- [What is expected]
Exactly reproduce the lines that run from the one containing "Write the seaborn" through the one containing "place_paid = [2, 1]", ends included, with no pictures.

- [Input rows]

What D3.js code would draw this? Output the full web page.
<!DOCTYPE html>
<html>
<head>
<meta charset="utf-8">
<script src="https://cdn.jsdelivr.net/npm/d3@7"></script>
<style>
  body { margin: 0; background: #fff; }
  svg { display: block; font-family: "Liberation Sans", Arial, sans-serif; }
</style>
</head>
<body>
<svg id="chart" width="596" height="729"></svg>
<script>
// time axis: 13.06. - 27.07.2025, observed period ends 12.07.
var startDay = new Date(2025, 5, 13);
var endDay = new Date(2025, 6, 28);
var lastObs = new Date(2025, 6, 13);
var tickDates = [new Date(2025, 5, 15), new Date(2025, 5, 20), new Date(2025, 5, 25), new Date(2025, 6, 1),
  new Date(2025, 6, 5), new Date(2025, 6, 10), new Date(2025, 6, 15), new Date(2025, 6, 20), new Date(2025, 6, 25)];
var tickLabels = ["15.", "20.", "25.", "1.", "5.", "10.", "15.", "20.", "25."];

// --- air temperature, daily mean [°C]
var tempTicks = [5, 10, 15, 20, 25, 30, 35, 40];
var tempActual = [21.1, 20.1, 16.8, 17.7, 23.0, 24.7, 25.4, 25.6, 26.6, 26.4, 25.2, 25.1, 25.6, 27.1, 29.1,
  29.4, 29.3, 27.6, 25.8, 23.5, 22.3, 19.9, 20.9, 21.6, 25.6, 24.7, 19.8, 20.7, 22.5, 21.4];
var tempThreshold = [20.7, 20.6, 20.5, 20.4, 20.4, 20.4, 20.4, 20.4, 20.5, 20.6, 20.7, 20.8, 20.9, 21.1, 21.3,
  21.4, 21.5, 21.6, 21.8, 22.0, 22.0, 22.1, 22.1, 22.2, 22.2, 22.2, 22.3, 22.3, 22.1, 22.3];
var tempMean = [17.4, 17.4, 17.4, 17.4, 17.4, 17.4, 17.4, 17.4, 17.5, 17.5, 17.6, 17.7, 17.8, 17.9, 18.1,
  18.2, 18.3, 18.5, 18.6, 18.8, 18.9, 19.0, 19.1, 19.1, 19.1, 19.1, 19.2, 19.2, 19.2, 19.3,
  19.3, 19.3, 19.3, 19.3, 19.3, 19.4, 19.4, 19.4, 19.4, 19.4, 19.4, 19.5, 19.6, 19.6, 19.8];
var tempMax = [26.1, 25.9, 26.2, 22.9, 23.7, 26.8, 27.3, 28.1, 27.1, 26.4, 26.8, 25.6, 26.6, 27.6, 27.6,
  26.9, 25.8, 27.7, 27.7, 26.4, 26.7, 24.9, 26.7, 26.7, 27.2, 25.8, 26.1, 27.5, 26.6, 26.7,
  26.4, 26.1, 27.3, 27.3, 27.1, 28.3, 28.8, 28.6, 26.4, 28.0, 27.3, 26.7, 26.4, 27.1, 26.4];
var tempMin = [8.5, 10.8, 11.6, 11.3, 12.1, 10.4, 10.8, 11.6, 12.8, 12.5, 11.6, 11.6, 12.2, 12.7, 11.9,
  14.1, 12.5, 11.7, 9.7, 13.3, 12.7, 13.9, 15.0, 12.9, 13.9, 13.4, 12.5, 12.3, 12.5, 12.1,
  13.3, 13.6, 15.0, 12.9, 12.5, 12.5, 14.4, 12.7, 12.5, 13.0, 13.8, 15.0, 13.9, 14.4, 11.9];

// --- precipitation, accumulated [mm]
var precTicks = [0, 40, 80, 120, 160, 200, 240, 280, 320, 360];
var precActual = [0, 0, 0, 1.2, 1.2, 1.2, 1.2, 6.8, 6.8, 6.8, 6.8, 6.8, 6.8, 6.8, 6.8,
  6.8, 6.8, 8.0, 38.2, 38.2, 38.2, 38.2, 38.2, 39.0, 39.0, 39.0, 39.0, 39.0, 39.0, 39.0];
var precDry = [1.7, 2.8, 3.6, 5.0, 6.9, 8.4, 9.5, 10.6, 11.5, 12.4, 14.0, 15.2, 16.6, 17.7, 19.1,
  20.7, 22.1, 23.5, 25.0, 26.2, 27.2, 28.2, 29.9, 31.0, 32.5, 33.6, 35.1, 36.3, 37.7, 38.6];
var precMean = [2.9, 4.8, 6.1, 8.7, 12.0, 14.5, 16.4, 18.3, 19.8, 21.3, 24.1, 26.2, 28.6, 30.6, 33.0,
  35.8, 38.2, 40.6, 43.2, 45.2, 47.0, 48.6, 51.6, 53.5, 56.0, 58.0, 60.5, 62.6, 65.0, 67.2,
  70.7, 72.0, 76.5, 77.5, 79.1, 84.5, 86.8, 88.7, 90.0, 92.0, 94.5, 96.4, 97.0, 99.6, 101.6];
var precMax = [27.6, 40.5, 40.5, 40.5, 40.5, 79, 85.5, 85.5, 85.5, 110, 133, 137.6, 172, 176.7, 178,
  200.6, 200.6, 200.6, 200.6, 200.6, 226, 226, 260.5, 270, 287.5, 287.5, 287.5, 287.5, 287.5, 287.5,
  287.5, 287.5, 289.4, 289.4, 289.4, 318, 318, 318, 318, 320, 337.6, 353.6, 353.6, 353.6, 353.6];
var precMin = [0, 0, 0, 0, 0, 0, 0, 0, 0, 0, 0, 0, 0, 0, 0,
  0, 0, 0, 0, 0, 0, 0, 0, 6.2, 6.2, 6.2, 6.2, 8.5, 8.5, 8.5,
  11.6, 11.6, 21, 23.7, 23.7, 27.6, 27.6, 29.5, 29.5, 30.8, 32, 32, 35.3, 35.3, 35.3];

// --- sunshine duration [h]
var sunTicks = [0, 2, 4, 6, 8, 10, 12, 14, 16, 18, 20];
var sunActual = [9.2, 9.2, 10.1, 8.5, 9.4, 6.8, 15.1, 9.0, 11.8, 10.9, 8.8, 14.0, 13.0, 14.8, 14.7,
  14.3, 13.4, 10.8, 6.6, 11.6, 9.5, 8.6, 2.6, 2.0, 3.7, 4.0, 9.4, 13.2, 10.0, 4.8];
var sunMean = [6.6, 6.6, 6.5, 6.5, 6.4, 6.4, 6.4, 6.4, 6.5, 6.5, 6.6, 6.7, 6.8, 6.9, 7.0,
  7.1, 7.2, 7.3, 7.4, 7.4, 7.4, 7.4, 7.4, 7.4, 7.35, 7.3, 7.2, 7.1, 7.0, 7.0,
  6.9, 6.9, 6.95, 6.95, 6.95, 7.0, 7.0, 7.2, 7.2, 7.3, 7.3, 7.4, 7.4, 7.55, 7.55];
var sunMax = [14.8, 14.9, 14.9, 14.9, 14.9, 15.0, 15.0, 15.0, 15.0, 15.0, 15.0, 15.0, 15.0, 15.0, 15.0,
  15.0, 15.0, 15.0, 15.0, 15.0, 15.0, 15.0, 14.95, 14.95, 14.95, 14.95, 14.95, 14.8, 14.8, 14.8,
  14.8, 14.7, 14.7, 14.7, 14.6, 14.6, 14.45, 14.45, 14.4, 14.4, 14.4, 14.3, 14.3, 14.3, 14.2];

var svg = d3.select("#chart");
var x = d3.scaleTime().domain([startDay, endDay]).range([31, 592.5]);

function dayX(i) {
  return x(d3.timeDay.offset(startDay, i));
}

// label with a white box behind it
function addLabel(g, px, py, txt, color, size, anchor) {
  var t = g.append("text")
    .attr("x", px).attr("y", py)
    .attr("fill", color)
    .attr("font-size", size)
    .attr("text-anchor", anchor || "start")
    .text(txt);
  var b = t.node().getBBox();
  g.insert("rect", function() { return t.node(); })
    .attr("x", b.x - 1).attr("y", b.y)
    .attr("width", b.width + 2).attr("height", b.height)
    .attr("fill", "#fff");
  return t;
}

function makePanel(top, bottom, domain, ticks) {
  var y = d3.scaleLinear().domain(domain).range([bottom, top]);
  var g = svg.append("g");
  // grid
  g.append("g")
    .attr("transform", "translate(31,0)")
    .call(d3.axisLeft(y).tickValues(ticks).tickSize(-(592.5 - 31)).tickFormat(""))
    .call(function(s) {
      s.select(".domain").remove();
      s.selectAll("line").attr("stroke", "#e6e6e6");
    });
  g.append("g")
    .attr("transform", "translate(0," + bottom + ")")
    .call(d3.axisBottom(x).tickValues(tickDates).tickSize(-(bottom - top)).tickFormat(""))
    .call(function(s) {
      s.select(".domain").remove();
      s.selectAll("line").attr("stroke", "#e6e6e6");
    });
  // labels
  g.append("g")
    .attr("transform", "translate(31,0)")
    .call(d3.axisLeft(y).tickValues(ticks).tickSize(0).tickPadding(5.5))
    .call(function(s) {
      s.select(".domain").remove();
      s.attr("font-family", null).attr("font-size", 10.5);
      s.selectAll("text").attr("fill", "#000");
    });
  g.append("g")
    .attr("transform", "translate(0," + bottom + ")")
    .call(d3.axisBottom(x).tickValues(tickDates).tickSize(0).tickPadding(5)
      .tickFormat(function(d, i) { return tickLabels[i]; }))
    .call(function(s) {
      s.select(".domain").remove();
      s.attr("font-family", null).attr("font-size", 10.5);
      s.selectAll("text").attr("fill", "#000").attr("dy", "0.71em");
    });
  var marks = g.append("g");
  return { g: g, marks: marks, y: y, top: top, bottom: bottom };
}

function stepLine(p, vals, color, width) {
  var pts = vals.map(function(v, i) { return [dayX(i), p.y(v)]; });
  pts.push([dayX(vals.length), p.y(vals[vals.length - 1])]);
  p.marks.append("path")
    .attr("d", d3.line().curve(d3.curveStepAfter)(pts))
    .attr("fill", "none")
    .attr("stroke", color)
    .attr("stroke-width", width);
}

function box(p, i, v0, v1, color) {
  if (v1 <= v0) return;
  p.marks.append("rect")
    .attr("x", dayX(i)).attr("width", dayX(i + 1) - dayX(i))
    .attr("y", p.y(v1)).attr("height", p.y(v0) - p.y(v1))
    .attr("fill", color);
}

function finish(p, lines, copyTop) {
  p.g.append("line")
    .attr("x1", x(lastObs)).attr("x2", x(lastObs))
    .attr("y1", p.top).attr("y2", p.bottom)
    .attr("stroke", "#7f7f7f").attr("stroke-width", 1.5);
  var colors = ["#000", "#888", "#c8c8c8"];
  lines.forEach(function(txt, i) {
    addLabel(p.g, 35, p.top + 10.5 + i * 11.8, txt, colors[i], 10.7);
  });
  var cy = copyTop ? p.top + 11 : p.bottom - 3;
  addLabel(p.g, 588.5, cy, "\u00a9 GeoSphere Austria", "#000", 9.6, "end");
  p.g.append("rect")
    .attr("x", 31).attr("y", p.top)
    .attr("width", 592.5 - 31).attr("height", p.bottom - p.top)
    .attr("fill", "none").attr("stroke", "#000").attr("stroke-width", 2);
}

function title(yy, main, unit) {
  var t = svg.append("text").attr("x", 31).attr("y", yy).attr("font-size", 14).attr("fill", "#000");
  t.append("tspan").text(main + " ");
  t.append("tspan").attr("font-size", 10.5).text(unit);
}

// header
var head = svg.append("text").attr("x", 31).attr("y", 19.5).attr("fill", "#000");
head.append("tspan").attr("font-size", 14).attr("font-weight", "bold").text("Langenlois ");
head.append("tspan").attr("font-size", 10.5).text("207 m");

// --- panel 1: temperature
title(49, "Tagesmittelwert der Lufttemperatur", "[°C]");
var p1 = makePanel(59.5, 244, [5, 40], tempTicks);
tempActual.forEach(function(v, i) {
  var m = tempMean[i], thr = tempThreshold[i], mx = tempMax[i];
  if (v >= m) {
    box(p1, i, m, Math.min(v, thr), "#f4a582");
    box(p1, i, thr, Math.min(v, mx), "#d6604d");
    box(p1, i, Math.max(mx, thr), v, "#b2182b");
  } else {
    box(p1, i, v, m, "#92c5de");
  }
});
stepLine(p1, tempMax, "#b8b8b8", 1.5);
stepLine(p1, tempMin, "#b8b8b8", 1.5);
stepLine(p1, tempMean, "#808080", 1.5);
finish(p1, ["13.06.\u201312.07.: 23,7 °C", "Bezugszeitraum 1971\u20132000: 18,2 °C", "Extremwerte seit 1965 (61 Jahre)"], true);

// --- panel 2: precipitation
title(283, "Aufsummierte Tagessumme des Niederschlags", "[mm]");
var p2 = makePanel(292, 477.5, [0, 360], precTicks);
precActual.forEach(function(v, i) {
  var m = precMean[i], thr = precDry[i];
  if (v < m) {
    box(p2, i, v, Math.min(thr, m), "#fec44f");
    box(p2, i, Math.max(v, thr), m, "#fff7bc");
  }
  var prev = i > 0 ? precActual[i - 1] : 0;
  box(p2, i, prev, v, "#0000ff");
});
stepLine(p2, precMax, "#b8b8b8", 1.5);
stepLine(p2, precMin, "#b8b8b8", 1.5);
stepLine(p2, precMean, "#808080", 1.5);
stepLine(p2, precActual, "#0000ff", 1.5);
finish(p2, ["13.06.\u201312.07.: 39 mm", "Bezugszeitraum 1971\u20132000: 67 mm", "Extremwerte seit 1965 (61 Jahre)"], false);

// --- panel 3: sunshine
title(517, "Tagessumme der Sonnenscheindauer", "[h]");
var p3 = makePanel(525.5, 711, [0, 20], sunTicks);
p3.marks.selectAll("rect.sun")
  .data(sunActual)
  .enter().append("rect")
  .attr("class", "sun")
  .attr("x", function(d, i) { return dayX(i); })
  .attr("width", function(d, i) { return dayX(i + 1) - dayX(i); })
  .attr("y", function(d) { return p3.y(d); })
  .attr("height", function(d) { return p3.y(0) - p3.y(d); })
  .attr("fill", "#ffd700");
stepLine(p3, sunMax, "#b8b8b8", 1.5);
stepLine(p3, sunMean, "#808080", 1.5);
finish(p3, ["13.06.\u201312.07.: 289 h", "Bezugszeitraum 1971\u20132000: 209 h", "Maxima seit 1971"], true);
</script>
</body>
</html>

==

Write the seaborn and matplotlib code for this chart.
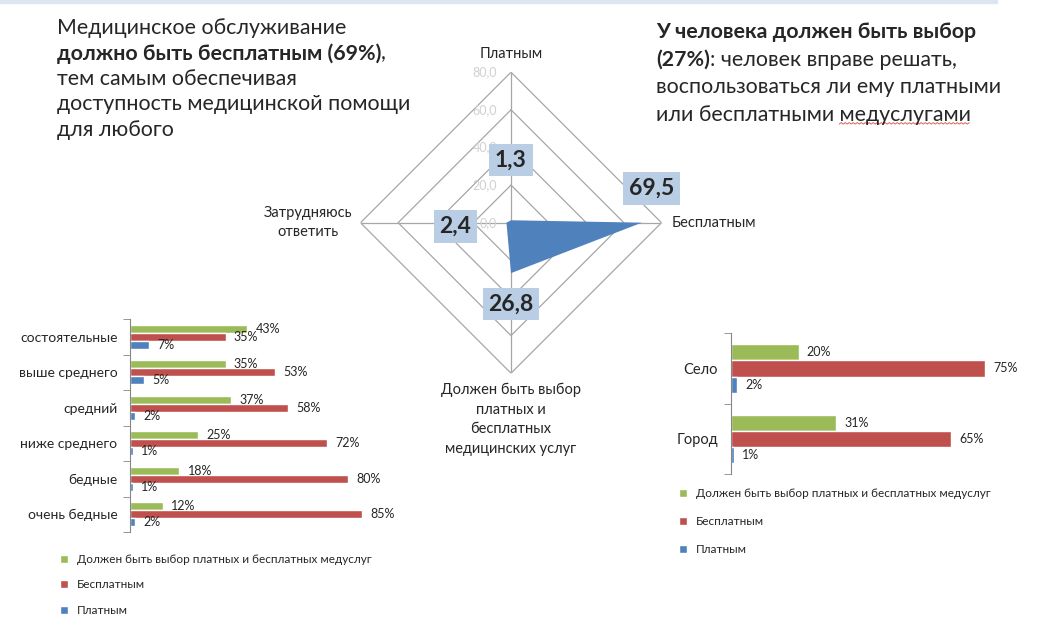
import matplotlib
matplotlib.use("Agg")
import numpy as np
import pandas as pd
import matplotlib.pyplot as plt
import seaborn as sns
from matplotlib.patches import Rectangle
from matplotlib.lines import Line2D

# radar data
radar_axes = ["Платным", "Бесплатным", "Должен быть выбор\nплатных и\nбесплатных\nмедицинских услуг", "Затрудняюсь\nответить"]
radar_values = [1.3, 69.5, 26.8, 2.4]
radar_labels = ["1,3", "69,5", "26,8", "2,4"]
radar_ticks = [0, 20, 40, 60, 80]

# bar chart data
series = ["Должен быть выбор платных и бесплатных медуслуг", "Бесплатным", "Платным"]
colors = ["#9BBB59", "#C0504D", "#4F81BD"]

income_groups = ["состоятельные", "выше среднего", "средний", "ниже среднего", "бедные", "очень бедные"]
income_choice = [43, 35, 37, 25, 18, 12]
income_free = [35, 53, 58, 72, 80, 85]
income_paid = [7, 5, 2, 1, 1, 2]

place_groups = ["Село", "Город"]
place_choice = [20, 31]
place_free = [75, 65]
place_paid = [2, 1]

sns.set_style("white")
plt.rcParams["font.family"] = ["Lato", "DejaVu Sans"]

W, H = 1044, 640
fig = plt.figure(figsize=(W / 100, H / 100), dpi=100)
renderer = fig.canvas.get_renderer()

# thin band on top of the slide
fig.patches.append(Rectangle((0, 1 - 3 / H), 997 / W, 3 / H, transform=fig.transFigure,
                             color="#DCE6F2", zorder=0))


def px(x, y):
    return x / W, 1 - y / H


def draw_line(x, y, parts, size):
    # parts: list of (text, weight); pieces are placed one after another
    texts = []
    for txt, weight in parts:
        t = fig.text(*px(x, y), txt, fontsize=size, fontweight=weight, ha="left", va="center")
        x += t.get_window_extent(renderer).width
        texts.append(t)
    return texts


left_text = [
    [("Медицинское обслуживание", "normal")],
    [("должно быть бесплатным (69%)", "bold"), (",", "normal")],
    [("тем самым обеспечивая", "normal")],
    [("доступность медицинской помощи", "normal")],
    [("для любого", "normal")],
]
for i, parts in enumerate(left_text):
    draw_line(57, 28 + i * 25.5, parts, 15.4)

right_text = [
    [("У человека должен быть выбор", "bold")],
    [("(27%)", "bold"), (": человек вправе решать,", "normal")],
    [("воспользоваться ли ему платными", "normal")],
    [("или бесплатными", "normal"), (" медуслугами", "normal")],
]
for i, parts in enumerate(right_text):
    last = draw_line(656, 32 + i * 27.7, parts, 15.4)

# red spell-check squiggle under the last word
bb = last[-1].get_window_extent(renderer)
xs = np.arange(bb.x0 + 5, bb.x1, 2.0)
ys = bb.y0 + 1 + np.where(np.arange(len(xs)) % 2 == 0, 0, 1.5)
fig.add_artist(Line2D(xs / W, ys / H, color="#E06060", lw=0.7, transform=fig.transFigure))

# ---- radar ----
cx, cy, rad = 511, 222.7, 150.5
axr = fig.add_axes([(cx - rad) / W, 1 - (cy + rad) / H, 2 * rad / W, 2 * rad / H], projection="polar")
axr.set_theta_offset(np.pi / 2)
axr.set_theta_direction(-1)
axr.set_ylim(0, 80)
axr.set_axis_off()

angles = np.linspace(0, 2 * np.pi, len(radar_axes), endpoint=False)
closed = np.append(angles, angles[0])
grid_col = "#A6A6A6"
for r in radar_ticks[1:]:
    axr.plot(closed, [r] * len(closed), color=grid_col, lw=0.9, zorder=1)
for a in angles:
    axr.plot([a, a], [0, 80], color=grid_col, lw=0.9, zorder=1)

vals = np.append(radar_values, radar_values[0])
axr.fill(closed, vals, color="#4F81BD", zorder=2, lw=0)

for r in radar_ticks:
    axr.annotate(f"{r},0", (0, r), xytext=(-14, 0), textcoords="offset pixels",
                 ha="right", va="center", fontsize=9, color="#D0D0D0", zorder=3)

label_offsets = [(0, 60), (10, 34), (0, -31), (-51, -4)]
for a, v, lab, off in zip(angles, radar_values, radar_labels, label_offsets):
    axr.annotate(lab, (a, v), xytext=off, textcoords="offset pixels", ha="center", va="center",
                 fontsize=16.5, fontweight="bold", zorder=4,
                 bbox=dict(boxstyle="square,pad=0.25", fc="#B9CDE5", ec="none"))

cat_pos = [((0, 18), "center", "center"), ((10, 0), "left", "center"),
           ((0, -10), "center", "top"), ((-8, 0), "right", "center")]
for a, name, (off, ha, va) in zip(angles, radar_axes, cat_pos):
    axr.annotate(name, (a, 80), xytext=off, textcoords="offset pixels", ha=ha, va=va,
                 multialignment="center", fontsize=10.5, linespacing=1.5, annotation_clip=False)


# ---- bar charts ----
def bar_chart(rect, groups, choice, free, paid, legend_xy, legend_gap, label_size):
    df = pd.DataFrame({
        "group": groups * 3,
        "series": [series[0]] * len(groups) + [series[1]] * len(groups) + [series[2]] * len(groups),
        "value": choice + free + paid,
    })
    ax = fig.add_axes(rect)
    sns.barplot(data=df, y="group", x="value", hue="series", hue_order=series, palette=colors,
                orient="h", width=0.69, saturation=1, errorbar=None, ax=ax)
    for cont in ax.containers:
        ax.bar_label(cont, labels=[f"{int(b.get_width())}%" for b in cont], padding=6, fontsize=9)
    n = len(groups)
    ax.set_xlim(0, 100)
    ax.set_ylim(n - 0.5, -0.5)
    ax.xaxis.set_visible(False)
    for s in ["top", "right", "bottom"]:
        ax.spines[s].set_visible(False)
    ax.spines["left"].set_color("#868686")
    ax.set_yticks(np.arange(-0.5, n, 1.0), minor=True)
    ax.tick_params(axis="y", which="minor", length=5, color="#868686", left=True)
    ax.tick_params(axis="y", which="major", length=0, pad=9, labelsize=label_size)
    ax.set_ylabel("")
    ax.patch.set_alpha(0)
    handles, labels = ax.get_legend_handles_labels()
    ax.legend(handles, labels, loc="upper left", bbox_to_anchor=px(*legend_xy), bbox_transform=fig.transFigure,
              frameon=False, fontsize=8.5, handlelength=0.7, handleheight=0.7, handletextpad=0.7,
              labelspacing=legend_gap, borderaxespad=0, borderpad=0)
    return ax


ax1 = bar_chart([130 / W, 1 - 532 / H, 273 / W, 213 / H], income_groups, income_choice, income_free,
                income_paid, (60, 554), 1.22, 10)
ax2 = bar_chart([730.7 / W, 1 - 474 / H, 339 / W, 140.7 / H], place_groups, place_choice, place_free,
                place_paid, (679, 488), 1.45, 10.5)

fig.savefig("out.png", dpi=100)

==

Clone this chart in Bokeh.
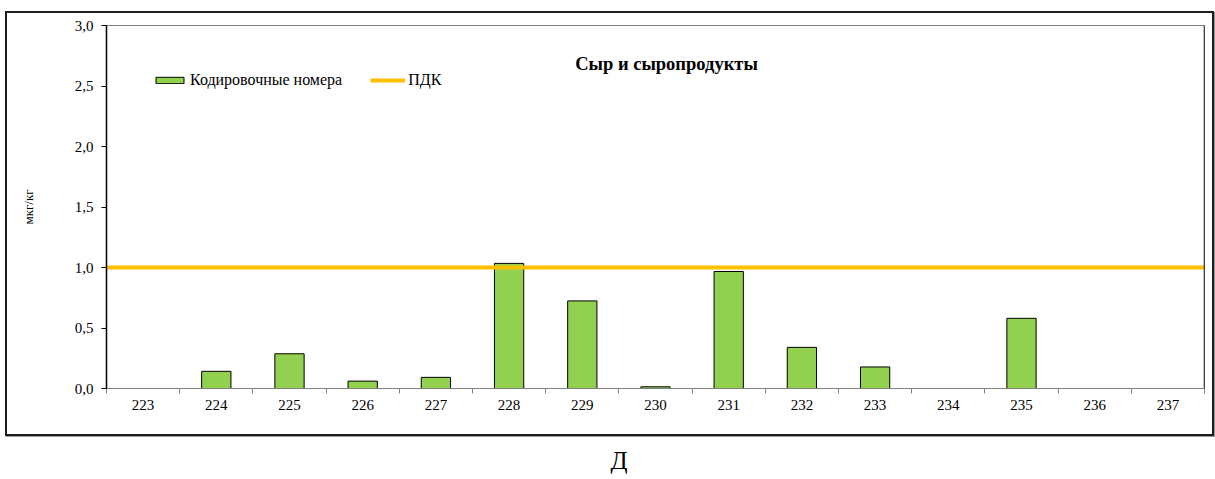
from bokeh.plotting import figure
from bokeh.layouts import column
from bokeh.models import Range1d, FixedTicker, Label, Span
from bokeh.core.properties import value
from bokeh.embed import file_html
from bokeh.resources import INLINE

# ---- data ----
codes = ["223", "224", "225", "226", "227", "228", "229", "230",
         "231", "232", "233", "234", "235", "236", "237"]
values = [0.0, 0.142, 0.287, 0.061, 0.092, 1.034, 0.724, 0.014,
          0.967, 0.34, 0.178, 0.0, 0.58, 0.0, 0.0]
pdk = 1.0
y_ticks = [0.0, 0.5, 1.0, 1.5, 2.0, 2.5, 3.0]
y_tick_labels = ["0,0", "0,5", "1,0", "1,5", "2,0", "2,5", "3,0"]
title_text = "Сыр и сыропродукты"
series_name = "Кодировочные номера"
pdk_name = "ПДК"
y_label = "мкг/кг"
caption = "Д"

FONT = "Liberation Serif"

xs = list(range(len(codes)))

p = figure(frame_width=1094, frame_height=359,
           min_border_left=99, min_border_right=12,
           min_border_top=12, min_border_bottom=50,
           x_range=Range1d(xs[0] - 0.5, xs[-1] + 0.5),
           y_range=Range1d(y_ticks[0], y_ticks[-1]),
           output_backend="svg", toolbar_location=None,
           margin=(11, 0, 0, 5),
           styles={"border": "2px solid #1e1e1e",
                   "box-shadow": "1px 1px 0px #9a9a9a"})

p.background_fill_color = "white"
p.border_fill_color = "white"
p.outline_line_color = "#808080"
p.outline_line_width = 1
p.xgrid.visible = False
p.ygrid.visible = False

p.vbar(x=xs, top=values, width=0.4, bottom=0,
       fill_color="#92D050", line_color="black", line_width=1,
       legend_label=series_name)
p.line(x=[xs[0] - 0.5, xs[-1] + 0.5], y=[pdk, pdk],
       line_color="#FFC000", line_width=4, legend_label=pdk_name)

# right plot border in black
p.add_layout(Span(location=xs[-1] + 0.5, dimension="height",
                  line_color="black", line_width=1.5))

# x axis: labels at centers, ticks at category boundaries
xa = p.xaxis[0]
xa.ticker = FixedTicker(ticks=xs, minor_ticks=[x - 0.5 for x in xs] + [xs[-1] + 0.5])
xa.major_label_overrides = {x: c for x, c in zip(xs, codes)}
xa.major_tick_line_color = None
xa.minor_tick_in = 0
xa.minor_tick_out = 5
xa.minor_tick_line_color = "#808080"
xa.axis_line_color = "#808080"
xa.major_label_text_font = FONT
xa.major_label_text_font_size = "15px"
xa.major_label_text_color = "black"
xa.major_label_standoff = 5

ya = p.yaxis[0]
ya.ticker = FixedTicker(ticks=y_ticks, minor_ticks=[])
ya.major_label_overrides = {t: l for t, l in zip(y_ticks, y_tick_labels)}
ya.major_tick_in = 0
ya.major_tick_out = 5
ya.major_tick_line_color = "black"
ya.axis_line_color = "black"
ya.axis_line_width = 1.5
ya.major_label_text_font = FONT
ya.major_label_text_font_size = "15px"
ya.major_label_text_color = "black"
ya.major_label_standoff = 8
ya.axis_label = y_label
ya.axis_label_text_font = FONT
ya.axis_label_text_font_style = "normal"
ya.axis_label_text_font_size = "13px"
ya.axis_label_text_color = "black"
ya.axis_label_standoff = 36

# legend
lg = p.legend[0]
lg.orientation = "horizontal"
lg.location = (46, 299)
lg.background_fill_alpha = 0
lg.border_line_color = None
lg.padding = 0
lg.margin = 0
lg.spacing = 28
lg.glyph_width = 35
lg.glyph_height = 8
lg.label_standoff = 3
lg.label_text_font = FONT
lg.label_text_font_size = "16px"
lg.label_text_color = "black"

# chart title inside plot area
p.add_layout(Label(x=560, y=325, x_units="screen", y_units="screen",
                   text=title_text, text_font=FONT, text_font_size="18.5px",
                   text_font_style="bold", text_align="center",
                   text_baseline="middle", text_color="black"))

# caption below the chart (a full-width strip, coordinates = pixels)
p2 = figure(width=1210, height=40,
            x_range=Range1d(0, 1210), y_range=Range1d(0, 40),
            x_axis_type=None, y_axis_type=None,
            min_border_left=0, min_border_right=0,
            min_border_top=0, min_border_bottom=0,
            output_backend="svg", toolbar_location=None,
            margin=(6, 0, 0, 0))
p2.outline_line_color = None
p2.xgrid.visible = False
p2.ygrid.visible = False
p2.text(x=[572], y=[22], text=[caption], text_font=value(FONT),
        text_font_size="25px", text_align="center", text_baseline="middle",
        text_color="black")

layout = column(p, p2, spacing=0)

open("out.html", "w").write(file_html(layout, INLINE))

- [Final result]
Write the seaborn and matplotlib code for this chart.
import matplotlib
matplotlib.use("Agg")
import numpy as np
import pandas as pd
import matplotlib.pyplot as plt
import seaborn as sns
from matplotlib.patches import Rectangle
from matplotlib.lines import Line2D

# radar data
radar_axes = ["Платным", "Бесплатным", "Должен быть выбор\nплатных и\nбесплатных\nмедицинских услуг", "Затрудняюсь\nответить"]
radar_values = [1.3, 69.5, 26.8, 2.4]
radar_labels = ["1,3", "69,5", "26,8", "2,4"]
radar_ticks = [0, 20, 40, 60, 80]

# bar chart data
series = ["Должен быть выбор платных и бесплатных медуслуг", "Бесплатным", "Платным"]
colors = ["#9BBB59", "#C0504D", "#4F81BD"]

income_groups = ["состоятельные", "выше среднего", "средний", "ниже среднего", "бедные", "очень бедные"]
income_choice = [43, 35, 37, 25, 18, 12]
income_free = [35, 53, 58, 72, 80, 85]
income_paid = [7, 5, 2, 1, 1, 2]

place_groups = ["Село", "Город"]
place_choice = [20, 31]
place_free = [75, 65]
place_paid = [2, 1]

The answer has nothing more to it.